ETF Urges Sicilian Ports to Tackle Attempts of Self-Handling

DockworkerImage Courtesy: Offshore and Home Trade Seamen's Welfare Trust

Undisclosed shipping lines have attempted to conduct self-handling in a number of Italian ports, according to the European Transport Workers’ Federation (ETF).

Self-handling, which represents the use of seafaring onboard staff to load or lash cargo, rather than local dockers, was reported at the Italian ports of Palermo, Termini Imerese, Trapani and Porto Empedocle.

The ETF has addressed a letter to the Port Authority for the Western Sicilian Sea urging that the law is properly enforced.

“Italian law is very clear on the circumstances where shipowners can be allowed to ask their crew to perform cargo-handling tasks such as lashing and unlashing,” Terje Samuelsen, ETF Dockers’ Chair, said.

“In the case of the Sicilian ports, the required conditions, such as the non-availability of dockers, are not met. These are not isolated attempts, as we have been informed by our members, and we are taking them very seriously,” Samuelsen added.

Reclaiming lashing is one of the priority fights for ETF and ITF Dockers’ unions, also in the framework of the Fair Transport Europe Campaign 2.0.

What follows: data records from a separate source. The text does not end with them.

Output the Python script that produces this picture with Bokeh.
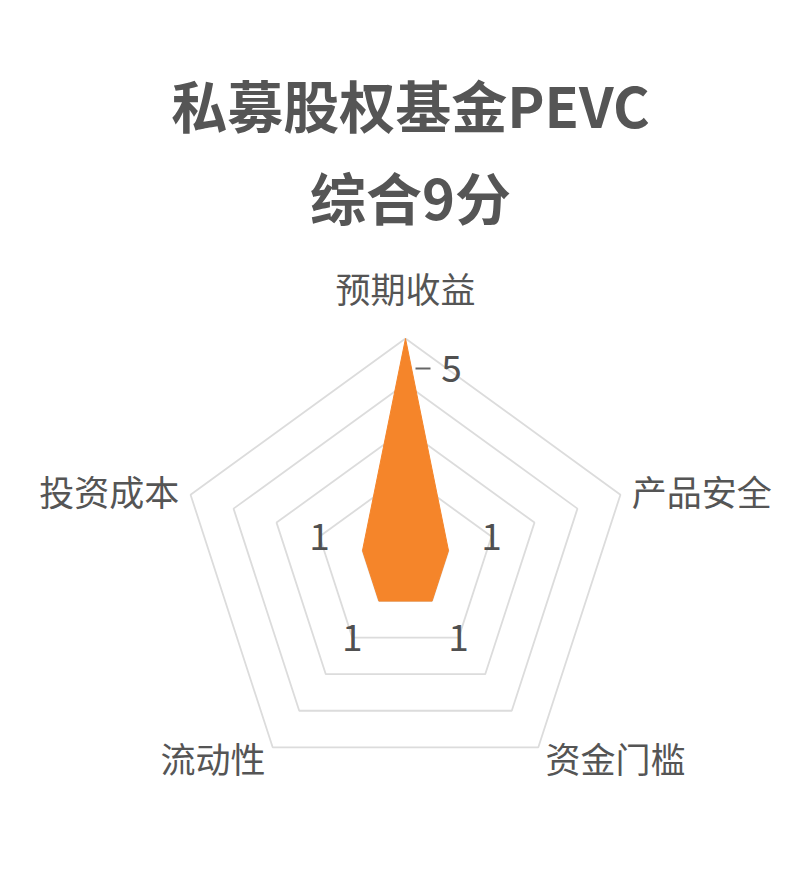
import numpy as np
from bokeh.plotting import figure
from bokeh.models import Range1d, Label
from bokeh.core.properties import value
from bokeh.embed import file_html
from bokeh.resources import INLINE

# chart content
title_lines = ["私募股权基金PEVC", "综合9分"]
indicators = ["预期收益", "产品安全", "资金门槛", "流动性", "投资成本"]
scores = [5, 1, 1, 1, 1]
max_score = 5
ring_levels = [1, 2, 3, 4, 5]

W, H = 778, 876
PX = 45.2            # pixels per score unit
CX, CY = 405, 564    # radar centre, px from the canvas top-left
FONT = "Noto Sans CJK SC"
FILL = "#F5852A"


def to_data(x_px, y_px):
    return (x_px - CX) / PX, (CY - y_px) / PX


n = len(indicators)
angles = np.pi / 2 - 2 * np.pi * np.arange(n) / n
cos_a, sin_a = np.cos(angles), np.sin(angles)

p = figure(width=W, height=H, output_backend="svg", toolbar_location=None,
           x_range=Range1d(-CX / PX, (W - CX) / PX),
           y_range=Range1d(-(H - CY) / PX, CY / PX),
           x_axis_type=None, y_axis_type=None, min_border=0)
p.grid.visible = False
p.outline_line_color = None
p.background_fill_color = "white"
p.border_fill_color = "white"

# split rings
ring_xs = [list(r * cos_a) + [r * cos_a[0]] for r in ring_levels]
ring_ys = [list(r * sin_a) + [r * sin_a[0]] for r in ring_levels]
p.multi_line(ring_xs, ring_ys, line_color="#dcdcdc", line_width=1.8)

# data area
sc = np.array(scores, dtype=float)
p.patch(sc * cos_a, sc * sin_a, fill_color=FILL, line_color=FILL, line_width=1)

# indicator names
name_r = max_score + 12 / PX
for i, name in enumerate(indicators):
    c, s = cos_a[i], sin_a[i]
    if s > 0.9:
        x, y, align = name_r * c, (max_score * PX + 51) / PX, "center"
    else:
        x, y = name_r * c, name_r * s
        align = "left" if c > 0 else "right"
    p.text([x], [y], text=[name], text_align=align, text_baseline="middle",
           text_font=value(FONT), text_font_size="35px", text_color="#555555")

# value labels
for i, v in enumerate(scores):
    c, s = cos_a[i], sin_a[i]
    if v < max_score:
        lx, ly = (v + 1) * c, (v + 1) * s
    else:
        # peak value: label set beside the point with a short leader
        px0, py0 = v * c, v * s
        lx, ly = px0 + 46 / PX, py0 - 30 / PX
        p.line([px0 + 10 / PX, px0 + 25 / PX], [ly, ly],
               line_color="#666666", line_width=2)
    p.text([lx], [ly], text=[str(v)], text_align="center", text_baseline="middle",
           text_font=value(FONT), text_font_size="37px", text_color="#505050")

# title
for txt, y_px in zip(title_lines, [103, 195]):
    tx, ty = to_data(410, y_px)
    p.add_layout(Label(x=tx, y=ty, text=txt, text_align="center",
                       text_baseline="middle", text_font=FONT,
                       text_font_size="56px", text_font_style="bold",
                       text_color="#555555"))

open("out.html", "w").write(file_html(p, INLINE))
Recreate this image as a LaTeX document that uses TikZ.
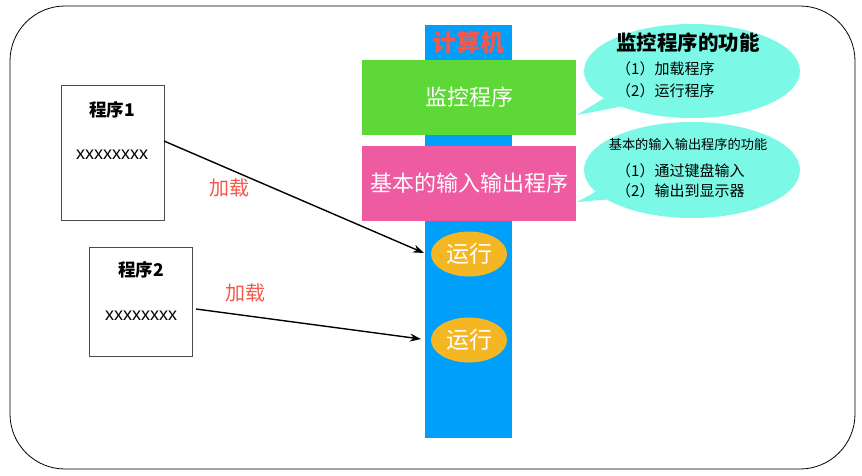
\documentclass[tikz,border=0pt]{standalone}
\usepackage{fontspec}
\setmainfont{Noto Sans CJK SC}
\newfontfamily\latinsans{Liberation Sans}
\usetikzlibrary{arrows.meta,shapes.geometric}
\definecolor{colblue}{HTML}{00A0FA}
\definecolor{colgreen}{HTML}{5ED836}
\definecolor{colpink}{HTML}{EE5BA0}
\definecolor{colorange}{HTML}{F5B624}
\definecolor{colcyan}{HTML}{7BF9E6}
\definecolor{colred}{HTML}{F2594A}
\tikzset{
  x=1pt,y=-1pt,
  progbox/.style={draw=black!70,line width=0.8pt,fill=white},
  modbox/.style={minimum width=214pt,minimum height=75pt,inner sep=0pt,text=white,font=\fontsize{22}{26}\selectfont},
  runnode/.style={ellipse,fill=colorange,minimum width=76pt,minimum height=45pt,inner sep=0pt,text=white,font=\fontsize{23}{26}\selectfont},
  loadlabel/.style={text=colred,font=\fontsize{20}{23}\selectfont},
  arr/.style={-{Stealth[length=11pt,width=8pt]},line width=1.4pt},
  bubble/.style={fill=colcyan},
  txt/.style={inner sep=0pt},
  xtxt/.style={inner sep=0pt,font=\latinsans\fontsize{18}{20}\selectfont},
  itemtxt/.style={inner sep=0pt,anchor=west,font=\fontsize{15}{18}\selectfont},
}
\begin{document}
\begin{tikzpicture}
\useasboundingbox (0,0) rectangle (862,475);
% outer frame
\draw[line width=0.8pt,rounded corners=55pt] (10,6) rectangle (855,469);
% computer column
\fill[colblue] (425,25) rectangle (512,438);
\node[txt,text=colred,font=\bfseries\fontsize{24}{27}\selectfont] (comp) at (468,42) {计算机};
\node[modbox,fill=colgreen] (mon) at (469,97) {监控程序};
\node[modbox,fill=colpink] (io) at (469,183) {基本的输入输出程序};
\node[runnode] (run1) at (469,254) {运行};
\node[runnode] (run2) at (469,340) {运行};
% programs
\draw[progbox] (61,85) rectangle (164,220);
\node[txt,font=\bfseries\fontsize{17.5}{20}\selectfont] (p1t) at (112,110) {程序1};
\node[xtxt] (p1x) at (112,155) {xxxxxxxx};
\coordinate (p1e) at (164,141);
\draw[progbox] (89,247) rectangle (192,356);
\node[txt,font=\bfseries\fontsize{17.5}{20}\selectfont] (p2t) at (141,270) {程序2};
\node[xtxt] (p2x) at (141,316) {xxxxxxxx};
\coordinate (p2e) at (196,309);
% arrows
\coordinate (a1) at (424,253);
\coordinate (a2) at (421,339);
\draw[arr] (p1e) -- (a1);
\draw[arr] (p2e) -- (a2);
\node[loadlabel] (l1) at (229,188) {加载};
\node[loadlabel] (l2) at (245,293) {加载};
% bubbles
\fill[bubble] (577,115) -- (606,97) -- (624,106) -- cycle;
\fill[bubble] (692,71) ellipse [x radius=108, y radius=47];
\fill[bubble] (577,202) -- (606,186) -- (624,198) -- cycle;
\fill[bubble] (692,170) ellipse [x radius=108, y radius=48];
\node[txt,font=\bfseries\fontsize{20.5}{23}\selectfont] (b1t) at (688,43) {监控程序的功能};
\node[itemtxt] (b1a) at (616,69) {（1）加载程序};
\node[itemtxt] (b1b) at (616,91) {（2）运行程序};
\node[txt,font=\fontsize{13.2}{15}\selectfont] (b2t) at (688,144) {基本的输入输出程序的功能};
\node[itemtxt] (b2a) at (616,171) {（1）通过键盘输入};
\node[itemtxt] (b2b) at (616,191) {（2）输出到显示器};
\end{tikzpicture}
\end{document}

In a context of growing automation and decreasing cargo volumes, lashing by dockers is an important way to retain port jobs. Moreover, lashing operations are very dangerous and should only be performed by qualified dockers, ETF informed.

Seafarers should not do lashing, because they are not properly trained for such operations and because they are often required to do lashing during their rest time.

In the framework of the International Bargaining Forum (IBF) negotiations, the ITF and the JNG have agreed on a new text of the so-called dockers’ clause which is expected to deter self-handling on board Flag of Convenience (FOC) vessels. However, ETF reported that self-handling attempts were reported not only on FOC vessels, but also on those flying national flags.

“Our Italian members estimate that in the case of the Sicilian ports, allowing an exemption to the law would cost up to 500 dockers’ jobs,” declared ETF Dockers’ Vice-Chair Torben Seebold.